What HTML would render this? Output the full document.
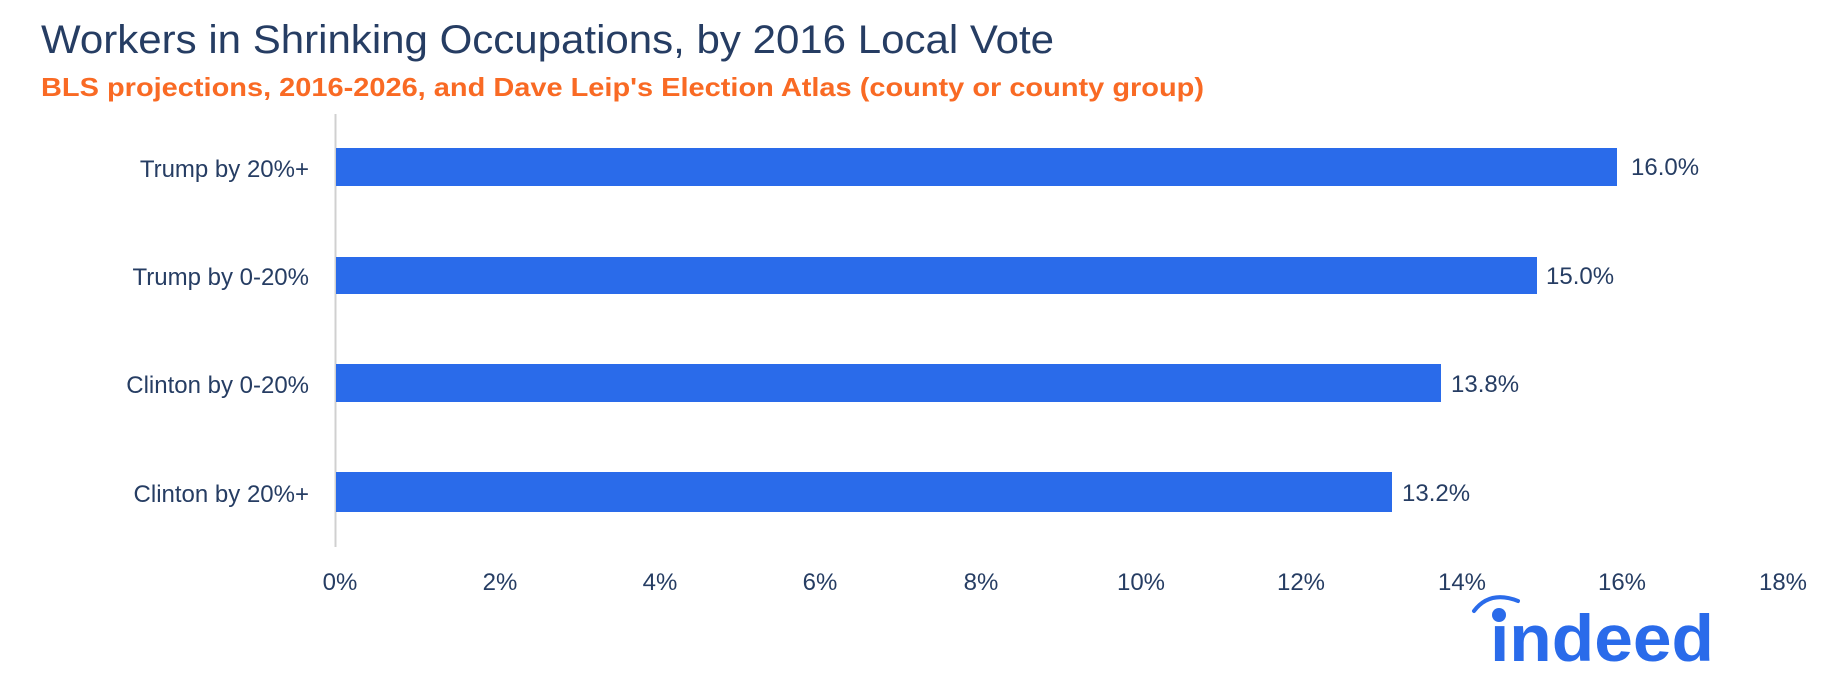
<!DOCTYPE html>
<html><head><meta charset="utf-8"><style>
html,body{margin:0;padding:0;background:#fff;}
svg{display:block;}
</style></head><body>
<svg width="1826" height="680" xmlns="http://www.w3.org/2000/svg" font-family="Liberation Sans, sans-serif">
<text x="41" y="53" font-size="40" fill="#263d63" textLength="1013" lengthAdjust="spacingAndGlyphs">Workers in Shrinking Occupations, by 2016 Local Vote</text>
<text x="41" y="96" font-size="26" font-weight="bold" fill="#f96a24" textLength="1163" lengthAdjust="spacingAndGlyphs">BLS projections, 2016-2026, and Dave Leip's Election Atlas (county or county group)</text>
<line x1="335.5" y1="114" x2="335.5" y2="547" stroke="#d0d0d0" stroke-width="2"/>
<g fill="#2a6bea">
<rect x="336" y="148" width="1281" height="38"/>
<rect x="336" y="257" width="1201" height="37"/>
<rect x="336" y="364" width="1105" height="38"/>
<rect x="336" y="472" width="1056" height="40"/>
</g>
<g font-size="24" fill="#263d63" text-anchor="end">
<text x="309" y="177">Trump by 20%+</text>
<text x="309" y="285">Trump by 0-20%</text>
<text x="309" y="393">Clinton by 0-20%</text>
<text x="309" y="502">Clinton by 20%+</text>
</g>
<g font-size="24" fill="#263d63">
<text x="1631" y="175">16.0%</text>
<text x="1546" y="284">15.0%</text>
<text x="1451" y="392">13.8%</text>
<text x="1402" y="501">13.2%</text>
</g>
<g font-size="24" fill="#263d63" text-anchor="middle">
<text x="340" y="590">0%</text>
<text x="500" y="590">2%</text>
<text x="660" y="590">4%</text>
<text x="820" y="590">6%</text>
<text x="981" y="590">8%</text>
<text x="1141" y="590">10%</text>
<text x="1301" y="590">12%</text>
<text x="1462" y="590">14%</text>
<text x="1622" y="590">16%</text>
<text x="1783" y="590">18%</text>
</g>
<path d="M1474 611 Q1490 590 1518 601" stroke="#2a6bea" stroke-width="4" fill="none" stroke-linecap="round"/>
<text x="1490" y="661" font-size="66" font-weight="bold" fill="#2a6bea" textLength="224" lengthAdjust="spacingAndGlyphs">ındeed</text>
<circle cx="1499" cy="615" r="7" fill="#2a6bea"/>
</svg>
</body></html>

• What you are asked to do:
Transcribe the listing in full. Omit the pictures and keep every line exact.

• Expected answer:
What HTML would render this? Output the full document.
<!DOCTYPE html>
<html><head><meta charset="utf-8"><style>
html,body{margin:0;padding:0;background:#fff;}
svg{display:block;}
</style></head><body>
<svg width="1826" height="680" xmlns="http://www.w3.org/2000/svg" font-family="Liberation Sans, sans-serif">
<text x="41" y="53" font-size="40" fill="#263d63" textLength="1013" lengthAdjust="spacingAndGlyphs">Workers in Shrinking Occupations, by 2016 Local Vote</text>
<text x="41" y="96" font-size="26" font-weight="bold" fill="#f96a24" textLength="1163" lengthAdjust="spacingAndGlyphs">BLS projections, 2016-2026, and Dave Leip's Election Atlas (county or county group)</text>
<line x1="335.5" y1="114" x2="335.5" y2="547" stroke="#d0d0d0" stroke-width="2"/>
<g fill="#2a6bea">
<rect x="336" y="148" width="1281" height="38"/>
<rect x="336" y="257" width="1201" height="37"/>
<rect x="336" y="364" width="1105" height="38"/>
<rect x="336" y="472" width="1056" height="40"/>
</g>
<g font-size="24" fill="#263d63" text-anchor="end">
<text x="309" y="177">Trump by 20%+</text>
<text x="309" y="285">Trump by 0-20%</text>
<text x="309" y="393">Clinton by 0-20%</text>
<text x="309" y="502">Clinton by 20%+</text>
</g>
<g font-size="24" fill="#263d63">
<text x="1631" y="175">16.0%</text>
<text x="1546" y="284">15.0%</text>
<text x="1451" y="392">13.8%</text>
<text x="1402" y="501">13.2%</text>
</g>
<g font-size="24" fill="#263d63" text-anchor="middle">
<text x="340" y="590">0%</text>
<text x="500" y="590">2%</text>
<text x="660" y="590">4%</text>
<text x="820" y="590">6%</text>
<text x="981" y="590">8%</text>
<text x="1141" y="590">10%</text>
<text x="1301" y="590">12%</text>
<text x="1462" y="590">14%</text>
<text x="1622" y="590">16%</text>
<text x="1783" y="590">18%</text>
</g>
<path d="M1474 611 Q1490 590 1518 601" stroke="#2a6bea" stroke-width="4" fill="none" stroke-linecap="round"/>
<text x="1490" y="661" font-size="66" font-weight="bold" fill="#2a6bea" textLength="224" lengthAdjust="spacingAndGlyphs">ındeed</text>
<circle cx="1499" cy="615" r="7" fill="#2a6bea"/>
</svg>
</body></html>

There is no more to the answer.